Mas ele destaca, ainda, que isso não afeta toda a população da mesma forma, pois muitas fintechs cresceram justamente por oferecer serviços gratuitos e acesso facilitado, atraindo pessoas que não conseguem, ou não querem, manter conta em bancos tradicionais, nos quais há tarifas e encargos. “Esse diferencial permanece. A própria Nubank se destacou por oferecer cartão de crédito sem anuidade e serviços sem tarifas, e outras instituições seguiram caminho semelhante. Portanto, embora a mudança não altere produtos ou serviços oferecidos, ela pode, sim, influenciar a percepção de parte dos clientes, especialmente daqueles que associam o uso da palavra ‘banco’ a maior solidez e segurança”, diz Santos Filho.
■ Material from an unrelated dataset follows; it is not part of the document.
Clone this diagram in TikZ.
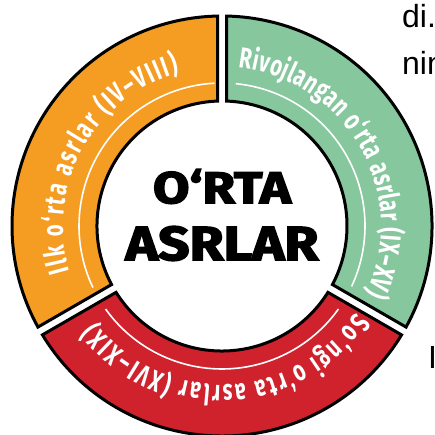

Já para consumidores sensíveis a tarifas e com menor acesso ao sistema financeiro tradicional, fintechs seguem sendo uma alternativa “extremamente competitiva, independentemente da nomenclatura”.
No longo prazo, avalia Kanter, da FGV, o mercado se beneficia: consumidores passam a diferenciar, com mais nitidez, bancos, fintechs, instituições de pagamento e SCDs, enquanto as organizações são incentivadas a construir confiança baseada em entrega, e não em nomenclatura.
E sobre o ambiente de risco, ele analisa cada stakeholder nesse relacionamento. Para o sistema financeiro, pontua que fintechs apresentam risco menor do que bancos tradicionais pois não usam o dinheiro dos clientes para emprestar — o que evita problemas de “efeito dominó” no sistema. Bancos, ao contrário, trabalham justamente captando depósitos e emprestando esses recursos, o que exige um controle muito maior por parte do Banco Central. Para o consumidor, a principal diferença está nas garantias. Bancos têm proteções mais amplas e estão dentro de um conjunto de regras mais rígidas. As fintechs também são seguras, mas funcionam com outro tipo de regulação, mais adequada ao modelo digital. Em termos práticos: o serviço pode ser tão bom quanto, mas as proteções formais não são idênticas. Por fim, para a própria fintech, o risco costuma ser maior interno. “Como elas emprestam dinheiro próprio, precisam acertar muito na análise de crédito. Além disso, dependem fortemente de tecnologia; qualquer falha, instabilidade ou erro pode gerar prejuízos relevantes”, conclui.